» The request
Skipping all pictures, set down the lines of the listing from the first through the one with "fig = go.Figure()".

» Recorded data
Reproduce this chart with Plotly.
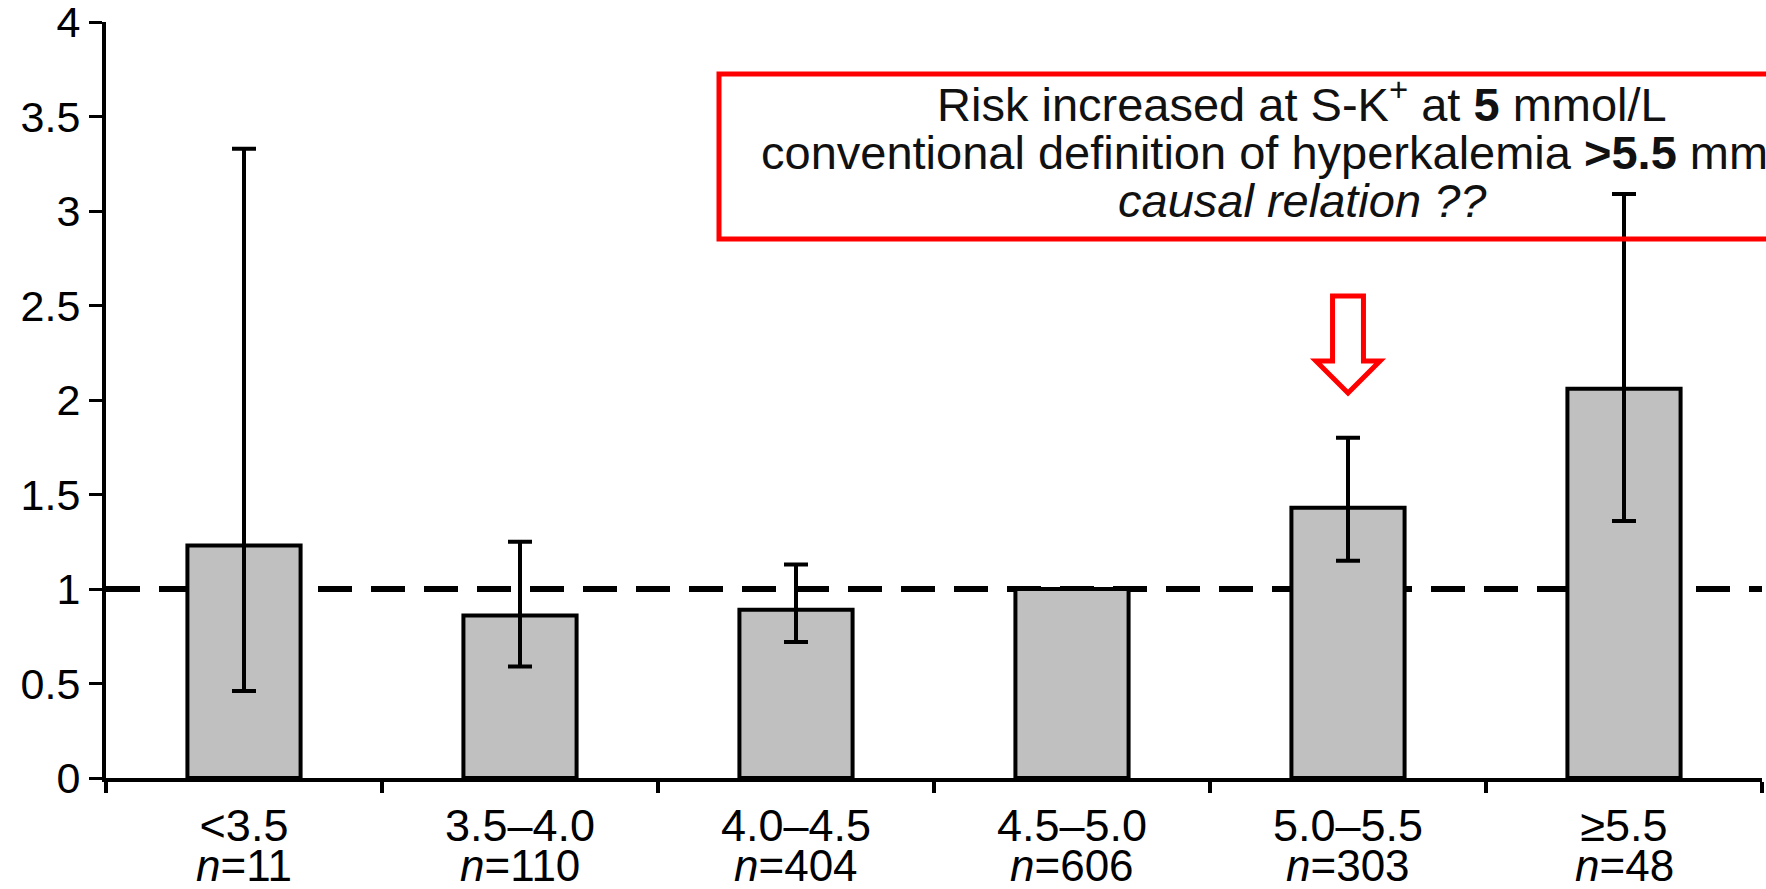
import plotly.graph_objects as go

# Serum potassium strata (mmol/L) and group sizes
categories = ["<3.5", "3.5–4.0", "4.0–4.5", "4.5–5.0", "5.0–5.5", "≥5.5"]
tick_labels = ["&lt;3.5", "3.5–4.0", "4.0–4.5", "4.5–5.0", "5.0–5.5", "≥5.5"]
n_labels = ["11", "110", "404", "606", "303", "48"]

# Relative risk with 95% confidence limits (4.5–5.0 is the reference group)
risk = [1.23, 0.86, 0.89, 1.00, 1.43, 2.06]
ci_lower = [0.46, 0.59, 0.72, 1.00, 1.15, 1.36]
ci_upper = [3.33, 1.25, 1.13, 1.00, 1.80, 3.09]

FONT = "Liberation Sans, Arial, Helvetica, sans-serif"

W, H = 1766, 889
ML, MR, MT, MB = 106, 4, 22, 111
plot_h = H - MT - MB


def paper_y(px):
    """Convert a pixel row to paper coordinates."""
    return (H - MB - px) / plot_h


def paper_x(px):
    return (px - ML) / (W - ML - MR)


fig = go.Figure()

fig.add_trace(go.Bar(
    x=categories,
    y=risk,
    marker=dict(color="#c0c0c0", line=dict(color="black", width=4)),
    error_y=dict(
        type="data",
        symmetric=False,
        array=[u - r for u, r in zip(ci_upper, risk)],
        arrayminus=[r - l for r, l in zip(risk, ci_lower)],
        color="black",
        thickness=4,
        width=12,
    ),
    showlegend=False,
    hoverinfo="skip",
))

shapes = [
    # reference line at relative risk 1
    dict(type="line", xref="paper", x0=0, x1=1, yref="y", y0=1, y1=1,
         line=dict(color="black", width=6, dash="34px,19px"), layer="below"),
    # callout box
    dict(type="rect", xref="paper", x0=paper_x(719), x1=1.2,
         yref="paper", y0=paper_y(239), y1=paper_y(74),
         line=dict(color="#ff0000", width=5), fillcolor="rgba(0,0,0,0)", layer="above"),
]

# hollow down-arrow pointing at the 5.0–5.5 group
ax = 4
sw, hw = 0.056, 0.116
y_top, y_sh, y_tip = 2.55, 2.206, 2.037
arrow_path = (
    f"M {ax - sw},{y_top} L {ax + sw},{y_top} L {ax + sw},{y_sh} "
    f"L {ax + hw},{y_sh} L {ax},{y_tip} L {ax - hw},{y_sh} L {ax - sw},{y_sh} Z"
)
shapes.append(dict(type="path", xref="x", yref="y", path=arrow_path,
                   line=dict(color="#ff0000", width=5), fillcolor="white", layer="above"))

annotations = []
box_lines = [
    ("Risk increased at S-K<sup>+</sup> at <b>5</b> mmol/L", 101),
    ("conventional definition of hyperkalemia <b>&gt;5.5</b> mmol/L", 152),
    ("<i>causal relation ??</i>", 200),
]
for txt, py in box_lines:
    annotations.append(dict(
        text=txt, xref="paper", yref="paper", x=paper_x(1302), y=paper_y(py),
        xanchor="center", yanchor="middle", showarrow=False,
        font=dict(family=FONT, size=47, color="#111111"),
    ))

for cat, n in zip(categories, n_labels):
    annotations.append(dict(
        text=f"<i>n</i>={n}", xref="x", yref="paper", x=cat, y=paper_y(866),
        xanchor="center", yanchor="middle", showarrow=False,
        font=dict(family=FONT, size=44, color="black"),
    ))

fig.update_layout(
    width=W, height=H,
    margin=dict(l=ML, r=MR, t=MT, b=MB, pad=0, autoexpand=False),
    paper_bgcolor="white", plot_bgcolor="white",
    bargap=0.59,
    font=dict(family=FONT, color="black"),
    shapes=shapes,
    annotations=annotations,
    xaxis=dict(
        type="category", range=[-0.5, 5.5], automargin=False,
        tickmode="array", tickvals=categories, ticktext=tick_labels,
        tickson="boundaries", ticks="outside", ticklen=11, tickwidth=4, tickcolor="black",
        showline=True, linewidth=4, linecolor="black", showgrid=False,
        ticklabelstandoff=5,
        tickfont=dict(family=FONT, size=45, color="black"),
    ),
    yaxis=dict(
        range=[0, 4], tickmode="linear", tick0=0, dtick=0.5, automargin=False,
        ticks="outside", ticklen=13, tickwidth=3, tickcolor="black",
        showline=True, linewidth=4, linecolor="black", showgrid=False, zeroline=False,
        ticklabeloverflow="allow",
        tickfont=dict(family=FONT, size=43, color="black"),
    ),
)

fig.write_html("out.html")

» Answer to the problem
Reproduce this chart with Plotly.
import plotly.graph_objects as go

# Serum potassium strata (mmol/L) and group sizes
categories = ["<3.5", "3.5–4.0", "4.0–4.5", "4.5–5.0", "5.0–5.5", "≥5.5"]
tick_labels = ["&lt;3.5", "3.5–4.0", "4.0–4.5", "4.5–5.0", "5.0–5.5", "≥5.5"]
n_labels = ["11", "110", "404", "606", "303", "48"]

# Relative risk with 95% confidence limits (4.5–5.0 is the reference group)
risk = [1.23, 0.86, 0.89, 1.00, 1.43, 2.06]
ci_lower = [0.46, 0.59, 0.72, 1.00, 1.15, 1.36]
ci_upper = [3.33, 1.25, 1.13, 1.00, 1.80, 3.09]

FONT = "Liberation Sans, Arial, Helvetica, sans-serif"

W, H = 1766, 889
ML, MR, MT, MB = 106, 4, 22, 111
plot_h = H - MT - MB


def paper_y(px):
    """Convert a pixel row to paper coordinates."""
    return (H - MB - px) / plot_h


def paper_x(px):
    return (px - ML) / (W - ML - MR)


fig = go.Figure()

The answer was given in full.